My fourth year studio project was to be done as a group project on housing. My group chose manufactured housing. I did a lion’s share of the presentation, going the last four days sleepless. True story. I remember the day of, still finishing a master plan of how our houses might lay out in an entire community, traced by hand from an underlain sketch, working one side of the drawing one moment then later waking to find myself drawing a different area and curious as to what I’d drawn while asleep. I figured I had to be hallucinating. I remember driving three hours home, falling into bed and my mother, bless her, let me sleep for several days. I did get up for Thanksgiving turkey. Got an A+ for the presentation and went into depression for the lack of sleep.


Perhaps all successful careers are single-focus. I can’t speak for any but architecture. If one hopes to succeed at architecture, throw out dreams of a life outside of the field. Though I tried. I wanted to write, but it was scattershot and largely aimless until I reached 40, walked out of my marriage, left my children and helped found an architectural business. Failing in marriage, failing in a first love afterward, working at seeing my children often as I could while working 60-70 hour weeks. No stress in that. And I managed a book of poems.


Somewhere during that crazy time, I began seeking the literature I had missed in college.
Strange how life has taken its turns. I wonder, had I decided to pursue a writing career instead of architecture where that might have taken me. Probably to a poorer retirement, but would I have burned out on writing? I fast moved away from journalism, fearing it would jade my love of writing.

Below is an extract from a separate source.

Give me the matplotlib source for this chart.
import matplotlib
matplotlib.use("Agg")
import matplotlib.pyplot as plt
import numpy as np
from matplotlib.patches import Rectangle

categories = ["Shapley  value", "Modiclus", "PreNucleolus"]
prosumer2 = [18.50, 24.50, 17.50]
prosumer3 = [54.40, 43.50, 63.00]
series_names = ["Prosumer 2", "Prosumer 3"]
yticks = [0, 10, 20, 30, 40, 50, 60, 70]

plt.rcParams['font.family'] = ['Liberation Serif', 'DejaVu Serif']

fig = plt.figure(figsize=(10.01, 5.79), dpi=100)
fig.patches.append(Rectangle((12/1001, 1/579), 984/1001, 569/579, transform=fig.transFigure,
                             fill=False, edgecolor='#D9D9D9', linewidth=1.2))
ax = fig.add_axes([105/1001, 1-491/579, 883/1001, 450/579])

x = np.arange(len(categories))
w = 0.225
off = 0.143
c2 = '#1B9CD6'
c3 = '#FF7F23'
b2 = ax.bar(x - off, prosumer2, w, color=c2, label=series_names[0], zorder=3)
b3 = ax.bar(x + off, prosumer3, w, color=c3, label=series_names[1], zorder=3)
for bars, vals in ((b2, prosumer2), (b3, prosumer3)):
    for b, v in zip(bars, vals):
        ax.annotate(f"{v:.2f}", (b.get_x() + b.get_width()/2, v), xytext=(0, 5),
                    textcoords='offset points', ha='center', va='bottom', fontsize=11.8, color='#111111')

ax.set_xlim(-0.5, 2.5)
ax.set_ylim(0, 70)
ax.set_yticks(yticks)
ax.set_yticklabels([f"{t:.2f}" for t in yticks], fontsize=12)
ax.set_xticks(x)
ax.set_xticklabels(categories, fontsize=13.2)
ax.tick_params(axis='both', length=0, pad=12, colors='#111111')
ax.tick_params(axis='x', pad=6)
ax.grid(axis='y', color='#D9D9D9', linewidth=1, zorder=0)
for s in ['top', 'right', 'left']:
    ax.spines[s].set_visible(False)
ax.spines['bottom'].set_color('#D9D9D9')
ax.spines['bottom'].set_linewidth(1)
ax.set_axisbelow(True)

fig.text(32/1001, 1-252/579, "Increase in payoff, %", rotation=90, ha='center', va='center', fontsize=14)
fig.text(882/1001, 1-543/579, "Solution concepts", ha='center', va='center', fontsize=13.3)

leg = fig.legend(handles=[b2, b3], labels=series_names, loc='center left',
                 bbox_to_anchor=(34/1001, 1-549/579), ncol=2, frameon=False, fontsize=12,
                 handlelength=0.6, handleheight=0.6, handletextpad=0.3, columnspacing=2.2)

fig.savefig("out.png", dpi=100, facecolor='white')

After a life of architectural practice, I can honestly say I never burned out on design. Discovering a dream sprung from of one’s imagination, smoothing its awkward inconsistencies, then seeing it through to fruition. Pretty cool. My greatest regret was not finding my way faster, earlier and not pushing harder.
English Lit majors and MFAs are laughed at in this country for being hopelessly naïve about making a living. I would have made a cynical high school English teacher; I’m not that noble. I might have gone for journalism. I enjoyed the comradery of the school newspaper at Clemson, but even that far back making a living at journalism seemed hit or miss. It’s hard enough now as a bystander witnessing the newspaper profession’s sad decline.


James Merrill the poet had a trust from his father (being the Merrill in that small Wall Street institution) for funding his education, his poetry and travels. In a sense, Merrill followed a tradition of sons and daughters of the European upper class going into the arts. Though there are plenty of writers who simply plunge ahead into lives in literature regardless of funds. With the emphasis on STEM in today’s public schools, a liberal arts education falls into a mythical past, though it one time was considered essential.

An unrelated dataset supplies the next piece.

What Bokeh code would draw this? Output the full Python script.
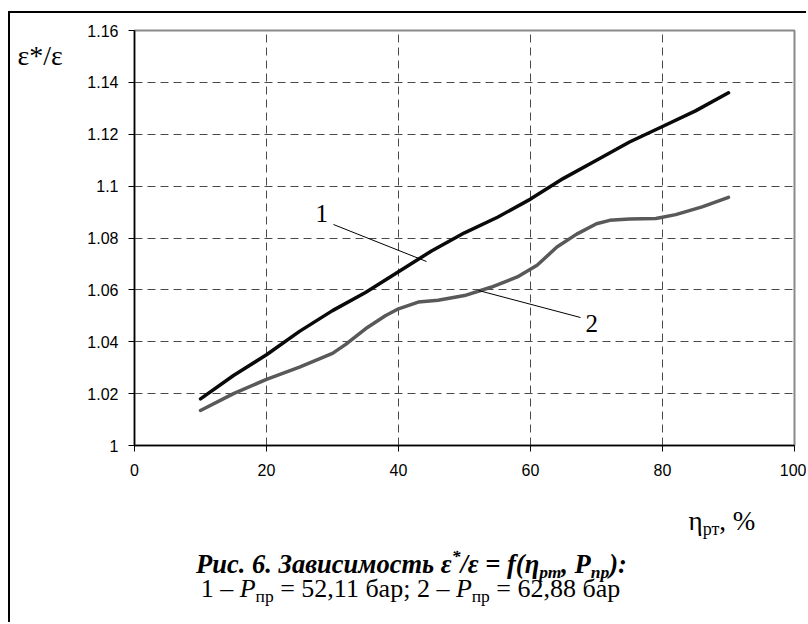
import glob
import os
from bokeh.plotting import figure
from bokeh.models import Label, FixedTicker, Range1d
from bokeh.layouts import column, row
from bokeh.embed import file_html
from bokeh.resources import INLINE

# ---------------- data ----------------
x1 = [10, 15, 20, 25, 30, 35, 40, 45, 50, 55, 60, 65, 70, 75, 80, 85, 90]
y1 = [1.018, 1.027, 1.035, 1.044, 1.052, 1.059, 1.067, 1.075, 1.082, 1.088,
      1.095, 1.103, 1.110, 1.117, 1.123, 1.129, 1.136]

x2 = [10, 15, 20, 25, 30, 32, 35, 38, 40, 43, 46, 50, 54, 58, 61, 64, 67,
      70, 72, 75, 79, 82, 86, 90]
y2 = [1.0135, 1.020, 1.0255, 1.0302, 1.0355, 1.039, 1.045, 1.050, 1.0527,
      1.0553, 1.0560, 1.0578, 1.061, 1.065, 1.0695, 1.0765, 1.0815, 1.0855,
      1.0868, 1.0873, 1.0875, 1.089, 1.092, 1.0957]

x_ticks = [0, 20, 40, 60, 80, 100]
x_tick_labels = ["0", "20", "40", "60", "80", "100"]
y_ticks = [1.0, 1.02, 1.04, 1.06, 1.08, 1.1, 1.12, 1.14, 1.16]
y_tick_labels = ["1", "1.02", "1.04", "1.06", "1.08", "1.1", "1.12", "1.14", "1.16"]

curve_labels = ["1", "2"]
y_title = "ε*/ε"

# ---------------- layout constants (page pixels) ----------------
TOTAL_W, TOTAL_H = 806, 622
TOP_H = 490                  # height of the chart row
STRIP_W = 75                 # left strip holding the y title
MAIN_W = TOTAL_W - STRIP_W
FRAME_L, FRAME_R, FRAME_T, FRAME_B = 134, 794, 30, 445   # page coords of plot frame
XMIN, XMAX = 0, 100
YMIN, YMAX = 1.0, 1.16
BASE_FIX = 0.36              # baseline correction (fraction of font size)
NBSP = "\u00a0"


def dx(px):
    return XMIN + (px - FRAME_L) / (FRAME_R - FRAME_L) * (XMAX - XMIN)


def dy(py):
    return YMIN + (FRAME_B - py) / (FRAME_B - FRAME_T) * (YMAX - YMIN)


SERIF = "Liberation Serif"
SANS = "Liberation Sans"
FILES = {
    "normal": "LiberationSerif-Regular.ttf",
    "italic": "LiberationSerif-Italic.ttf",
    "bold": "LiberationSerif-Bold.ttf",
    "bold italic": "LiberationSerif-BoldItalic.ttf",
}
_font_cache = {}


def find_font(fname):
    if fname in _font_cache:
        return _font_cache[fname]
    path = None
    for root in ["/usr/share/fonts", "/usr/local/share/fonts",
                 os.path.expanduser("~/.fonts"), os.path.expanduser("~/.local/share/fonts")]:
        hits = glob.glob(os.path.join(root, "**", fname), recursive=True)
        if hits:
            path = hits[0]
            break
    _font_cache[fname] = path
    return path


def text_width(text, style, size):
    path = find_font(FILES[style])
    if path:
        try:
            from PIL import ImageFont
            return ImageFont.truetype(path, size).getlength(text)
        except Exception:
            pass
    return 0.5 * size * len(text)


def add_run(fig, to_data, pieces, anchor_px, baseline_py, align="left"):
    widths = [text_width(t, st, sz) for (t, st, sz, sh) in pieces]
    total = sum(widths)
    cur = anchor_px - total / 2 if align == "center" else anchor_px
    for (t, st, sz, sh), w in zip(pieces, widths):
        xx, yy = to_data(cur, baseline_py + sh - BASE_FIX * sz)
        fig.add_layout(Label(x=xx, y=yy, text=t.replace(" ", NBSP),
                             text_font=SERIF, text_font_size=f"{sz}px",
                             text_font_style=st, text_color="black",
                             text_align="left", text_baseline="alphabetic"))
        cur += w


def plain_figure(w, h, xr, yr, **borders):
    f = figure(width=w, height=h, output_backend="svg", toolbar_location=None,
               x_range=xr, y_range=yr, x_axis_location=None, y_axis_location=None,
               **borders)
    f.title.visible = False
    f.grid.visible = False
    f.outline_line_color = None
    f.border_fill_color = None
    f.background_fill_color = None
    return f


# ---------------- main chart ----------------
p = figure(width=MAIN_W, height=TOP_H, output_backend="svg", toolbar_location=None,
           x_range=Range1d(XMIN, XMAX), y_range=Range1d(YMIN, YMAX),
           min_border_left=FRAME_L - STRIP_W, min_border_right=TOTAL_W - FRAME_R,
           min_border_top=FRAME_T, min_border_bottom=TOP_H - FRAME_B)
p.title.visible = False
p.border_fill_color = None
p.background_fill_color = "white"
p.outline_line_color = "#8a8a8a"
p.outline_line_width = 2
p.styles = {"box-shadow": "inset 0 11px 0 0 #ffffff, inset 0 13px 0 0 #000000"}

for ax in (p.xaxis[0], p.yaxis[0]):
    ax.axis_line_color = "black"
    ax.axis_line_width = 1.5
    ax.major_tick_line_color = "black"
    ax.major_tick_line_width = 1
    ax.major_tick_out = 6
    ax.major_tick_in = 0
    ax.minor_tick_line_color = None
    ax.major_label_text_font = SANS
    ax.major_label_text_font_size = "16px"
    ax.major_label_text_color = "black"

p.xaxis[0].ticker = FixedTicker(ticks=x_ticks)
p.xaxis[0].major_label_overrides = dict(zip(x_ticks, x_tick_labels))
p.xaxis[0].major_label_standoff = 12
p.yaxis[0].ticker = FixedTicker(ticks=y_ticks)
p.yaxis[0].major_label_overrides = dict(zip(y_ticks, y_tick_labels))
p.yaxis[0].major_label_standoff = 10

p.xgrid.ticker = FixedTicker(ticks=x_ticks[1:-1])
p.ygrid.ticker = FixedTicker(ticks=y_ticks[1:-1])
for g in (p.xgrid[0], p.ygrid[0]):
    g.grid_line_color = "#4a4a4a"
    g.grid_line_width = 1
    g.grid_line_dash = "8 5"

p.line(x1, y1, line_color="#0a0a0a", line_width=3.5, line_join="round", line_cap="round")
p.line(x2, y2, line_color="#595959", line_width=3.5, line_join="round", line_cap="round")

# leader lines for the curve labels
p.segment(x0=[dx(333), dx(478)], y0=[dy(224), dy(290)],
          x1=[dx(426), dx(580)], y1=[dy(261), dy(317)],
          line_color="black", line_width=1)

main_map = lambda px, py: (dx(px), dy(py))
add_run(p, main_map, [(curve_labels[0], "normal", 25, 0)], 315, 221.5)
add_run(p, main_map, [(curve_labels[1], "normal", 25, 0)], 585, 331.5)

# ---------------- left strip (y title); its frame aligns with the main frame ----------------
left = plain_figure(STRIP_W, TOP_H, Range1d(0, STRIP_W), Range1d(FRAME_B, FRAME_T),
                    min_border_left=0, min_border_right=0,
                    min_border_top=FRAME_T, min_border_bottom=TOP_H - FRAME_B)
left.styles = {"box-shadow": "inset 0 11px 0 0 #ffffff, inset 8px 0 0 0 #ffffff, "
                             "inset 10px 13px 0 0 #000000"}
add_run(left, lambda px, py: (px, py), [(y_title, "normal", 28, 0)], 17, 65)

# ---------------- caption area ----------------
CAP_H = TOTAL_H - TOP_H
cap = plain_figure(TOTAL_W, CAP_H, Range1d(0, TOTAL_W), Range1d(TOTAL_H, TOP_H), min_border=0)
cap.styles = {"box-shadow": "inset 8px 0 0 0 #ffffff, inset 10px 0 0 0 #000000"}
cap_map = lambda px, py: (px, py)

add_run(cap, cap_map, [("η", "normal", 27, 0), ("рт", "normal", 18, 5), (", %", "normal", 27, 0)],
        688, 530)
S1, s1 = 26.5, 17.5
add_run(cap, cap_map, [("Рис. 6. Зависимость ε", "bold italic", S1, 0),
                       ("*", "bold italic", s1, -11),
                       ("/ε = f(η", "bold italic", S1, 0),
                       ("рт", "bold italic", s1, 5),
                       (", P", "bold italic", S1, 0),
                       ("пр", "bold italic", s1, 5),
                       ("):", "bold italic", S1, 0)], 411, 573, align="center")
S2, s2 = 26, 17.5
add_run(cap, cap_map, [("1 – ", "normal", S2, 0),
                       ("P", "italic", S2, 0),
                       ("пр", "normal", s2, 5),
                       (" = 52,11 бар; 2 – ", "normal", S2, 0),
                       ("P", "italic", S2, 0),
                       ("пр", "normal", s2, 5),
                       (" = 62,88 бар", "normal", S2, 0)], 410, 597, align="center")

layout = column(row(left, p), cap)
open("out.html", "w").write(file_html(layout, INLINE))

Writing is inwardly focused work, and it can leave you stripped bare. Probably more inward than architecture, which is a team sport if it’s to succeed. At its best, architectural design is a synthesis of the work of architects, engineers and specialists. Though the underlying idea may spring from one person, it takes the skills of a cadre of specialists to complete the design and a whole other cadre of builders to make it real. The heart of a good story comes from somewhere inside a person’s life, so there’s no place to hide.
Though with a career in architecture probably behind me, I rise in the mornings and head for the coffee maker (that hasn’t changed) then sit with my laptop for another couple thousand words–when the Muse is kind.


In my next life, I intend to come back as Harold Bloom’s best pupil.